Sum paid to Swiss Resident Professional for preparation of scheme for raising finance held to be FTS by Hon'ble Supreme Court of India!

21 February 2015


a) The assessee-company intended to set up a gas based power project to generate and sell electricity. It entered into an agreement with Swiss company to utilize the expert services of qualified and experienced professionals who could prepare a scheme for raising the required finance and tie up the required loan.

b) Pursuant to the aforesaid exercises carried out by the Swiss company, the assessee was successful in availing loan/financial assistance from India and outside India. In this backdrop, "success fee" was paid to the Swiss company.

c) Assessee approached AO for issuance of 'NOC' to remit the said sum with the contention that since Swiss company had rendered no technical services, thus, Section 9(1)(vii) was not attracted.

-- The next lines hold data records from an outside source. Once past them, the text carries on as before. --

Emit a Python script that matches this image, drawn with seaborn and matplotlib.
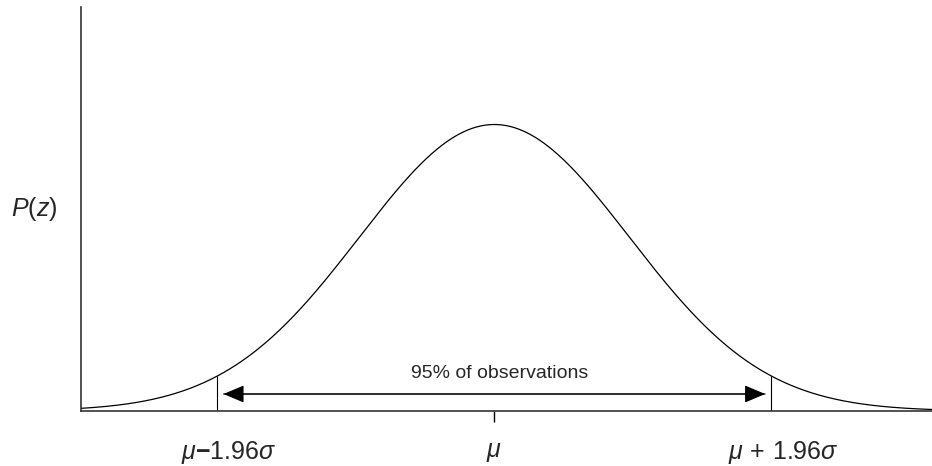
import numpy as np
import matplotlib
matplotlib.use("Agg")
import matplotlib.pyplot as plt
import seaborn as sns

# normal curve in sigma units (mu = 0, sigma = 1)
mu = 0.0
sigma = 1.0
x_range = (-3.06, 3.24)
# interval marker positions as drawn (in sigma units)
band_lo = -2.05
band_hi = 2.05
tick_labels = [r"$\mu\mathbf{{-}}1.96\sigma$", r"$\mu$", r"$\mu\,+\,1.96\sigma$"]
band_text = "95% of observations"
y_label = r"$P(z)$"

z = np.linspace(x_range[0], x_range[1], 600)
pdf = np.exp(-0.5 * ((z - mu) / sigma) ** 2) / (sigma * np.sqrt(2 * np.pi))


def density(v):
    return np.exp(-0.5 * ((v - mu) / sigma) ** 2) / (sigma * np.sqrt(2 * np.pi))


sns.set_style("white")
plt.rcParams["font.family"] = ["Liberation Sans", "DejaVu Sans"]
plt.rcParams["mathtext.fontset"] = "custom"
plt.rcParams["mathtext.rm"] = "Liberation Sans"
plt.rcParams["mathtext.it"] = "Liberation Sans:italic"
plt.rcParams["mathtext.bf"] = "Liberation Sans:bold"

fig = plt.figure(figsize=(9.32, 4.66), dpi=100)
ax = fig.add_axes([81 / 932, 55 / 466, 851 / 932, 404 / 466])

sns.lineplot(x=z, y=pdf, ax=ax, color="black", linewidth=0.9)

ax.set_xlim(*x_range)
ax.set_ylim(0, density(mu) * 404 / 286.5)

# vertical markers from baseline up to the curve
for b in (band_lo, band_hi):
    ax.vlines(b, 0, density(b), color="black", linewidth=0.8)

# double-headed arrow between markers
arrow_y = density(mu) * 404 / 286.5 * 17 / 404
gap = 0.045
for a, b in ((band_lo + gap, band_hi - gap), (band_hi - gap, band_lo + gap)):
    ax.annotate("", xy=(a, arrow_y), xytext=(b, arrow_y),
                arrowprops=dict(arrowstyle="-|>,head_length=1.3,head_width=0.55",
                                color="black", lw=0.8, shrinkA=0, shrinkB=0,
                                mutation_scale=10))
ax.text(mu + 0.04, arrow_y + 0.017, band_text,
        ha="center", va="bottom", fontsize=14)

# axes styling
sns.despine(ax=ax)
for s in ("left", "bottom"):
    ax.spines[s].set_color("#333333")
    ax.spines[s].set_linewidth(1.2)
ax.set_yticks([])
ax.set_xticks([mu])
ax.set_xticklabels([])
ax.tick_params(axis="x", direction="out", length=8, width=1, color="black", bottom=True)

trans = matplotlib.transforms.blended_transform_factory(ax.transData, ax.transAxes)
label_x = [band_lo + 0.08, mu, band_hi + 0.09]
for lx, lab in zip(label_x, tick_labels):
    ax.text(lx, -0.102, lab, transform=trans, ha="center", va="center", fontsize=18)

ax.text(-0.055, 0.5, y_label, transform=ax.transAxes, ha="center", va="center",
        fontsize=18)

fig.savefig("out.png", dpi=100)
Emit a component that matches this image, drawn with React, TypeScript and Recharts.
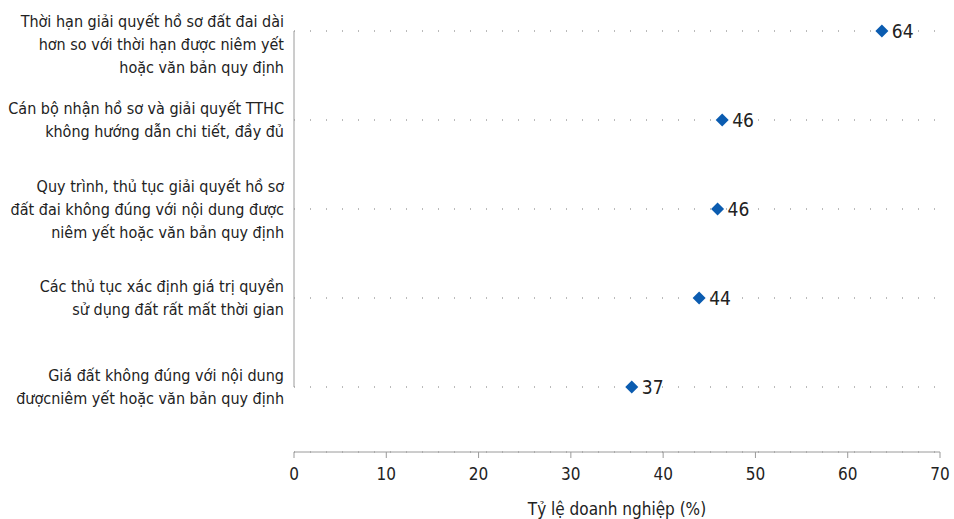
import React from "react";
import {
  ComposedChart,
  Line,
  XAxis,
  YAxis,
  CartesianGrid,
  ReferenceLine,
  LabelList,
} from "recharts";

// Categories (line breaks kept as in the source figure)
const categories = [
  "Thời hạn giải quyết hồ sơ đất đai dài\nhơn so với thời hạn được niêm yết\nhoặc văn bản quy định",
  "Cán bộ nhận hồ sơ và giải quyết TTHC\nkhông hướng dẫn chi tiết, đầy đủ",
  "Quy trình, thủ tục giải quyết hồ sơ\nđất đai không đúng với nội dung được\nniêm yết hoặc văn bản quy định",
  "Các thủ tục xác định giá trị quyền\nsử dụng đất rất mất thời gian",
  "Giá đất không đúng với nội dung\nđượcniêm yết hoặc văn bản quy định",
];

// Share of firms (%)
const shares = [63.7, 46.4, 45.9, 43.9, 36.6];

const xTicks = [0, 10, 20, 30, 40, 50, 60, 70];
const xTitle = "Tỷ lệ doanh nghiệp (%)";

const FONT = "'DejaVu Sans Condensed', 'Liberation Sans Narrow', Roboto, sans-serif";
const TEXT = "#222222";
const AXIS = "#9a9a9a";
const MARKER = "#0b5cb0";
const LINE_H = 23;

const data = categories.map((name, i) => ({ name, value: shares[i] }));

const CategoryTick = (props: any) => {
  const { x, y, payload } = props;
  const lines = String(payload.value).split("\n");
  // keep the top block from running off the chart
  const first = Math.max(y - ((lines.length - 1) * LINE_H) / 2, 21);
  return (
    <text x={x} y={first} textAnchor="end" fill={TEXT} fontFamily={FONT} fontSize={16}>
      {lines.map((l, i) => (
        <tspan key={i} x={x} y={first + i * LINE_H} dy="0.35em">
          {l}
        </tspan>
      ))}
    </text>
  );
};

const Diamond = (props: any) => {
  const { cx, cy, index } = props;
  if (cx == null || cy == null) return null;
  const r = 6.5;
  return (
    <polygon
      key={`d-${index}`}
      points={`${cx},${cy - r} ${cx + r},${cy} ${cx},${cy + r} ${cx - r},${cy}`}
      fill={MARKER}
    />
  );
};

export default function App() {
  return (
    <div style={{ position: "fixed", left: 0, top: 0, background: "#fff" }}>
      <ComposedChart
        width={954}
        height={519}
        data={data}
        layout="vertical"
        margin={{ top: 31, right: 14, bottom: 7, left: 0 }}
      >
        <CartesianGrid vertical={false} stroke="#777" strokeDasharray="1 15" />
        <XAxis
          type="number"
          dataKey="value"
          domain={[0, 70]}
          ticks={xTicks}
          interval={0}
          height={60}
          tickSize={6}
          tickMargin={10}
          stroke={AXIS}
          tick={{ fill: TEXT, fontFamily: FONT, fontSize: 17 }}
          label={{
            value: xTitle,
            position: "insideBottom",
            offset: -3,
            fill: TEXT,
            fontFamily: FONT,
            fontSize: 17,
          }}
        />
        <YAxis
          type="category"
          dataKey="name"
          scale="point"
          width={294}
          padding={{ top: 0, bottom: 65 }}
          axisLine={false}
          tickLine={false}
          tickSize={0}
          tickMargin={10}
          interval={0}
          tick={<CategoryTick />}
        />
        <ReferenceLine
          segment={[
            { x: 0, y: categories[0] },
            { x: 0, y: categories[categories.length - 1] },
          ]}
          stroke={AXIS}
          ifOverflow="visible"
        />
        <Line
          dataKey="value"
          stroke="none"
          dot={<Diamond />}
          activeDot={false}
          isAnimationActive={false}
        >
          <LabelList
            dataKey="value"
            position="right"
            offset={10}
            formatter={(v: any) => Math.round(Number(v))}
            fill={TEXT}
            fontFamily={FONT}
            fontSize={19}
          />
        </Line>
      </ComposedChart>
    </div>
  );
}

d) The non-success in revision petition compelled the assessee to approach the High Court. The High Court held that success fee" would come within the scope of technical service under Section 9(1)(vii)(b). The aggrieved assessee filed the instant appeal.

The Supreme Court held in favour of revenue as under:

1) Swiss company was very actively associated not only in arranging loan but also in providing various services which fall within the ambit of both managerial as well as consultancy services. Swiss company acted as a consultant and it had the skill, acumen and knowledge in the specialized field, i.e., preparation of a scheme for required finances and to tie-up required loans.

2) Nature of service rendered by the Swiss company would come within the ambit and sweep of the term 'consultancy service' and, therefore, tax at source should have been deducted as the amount paid as 'Success Fess' would be taxable as 'fee for technical service'.

3) Once the tax was payable/paid, the grant of 'NOC' was not legally permissible. The order passed by the High Court was absolutely impregnable. - GVK Industries Ltd. v. ITO.

My View: In this case, surprisingly, DTAA between India and Switzerland was not invoked by the appellant. If the relevant articles of DTAA had been invoked and got analyzed by the appellant, Hon'ble SC might have come out with different decision as DTAA restricts the meaning of FTS giving lesser scope of taxation for Source State. Further there is a separate clause for professional services of these nature.

This decision might cause a major headache in coming days for all taxpayers as consultancy services of professional nature are generally considered under separate clause of Independent Personnel Services and not under the clause relating to FTS. However by not invoking Indo-Swiss DTAA, the appellant has allowed the Pandora's Box of litigation to open.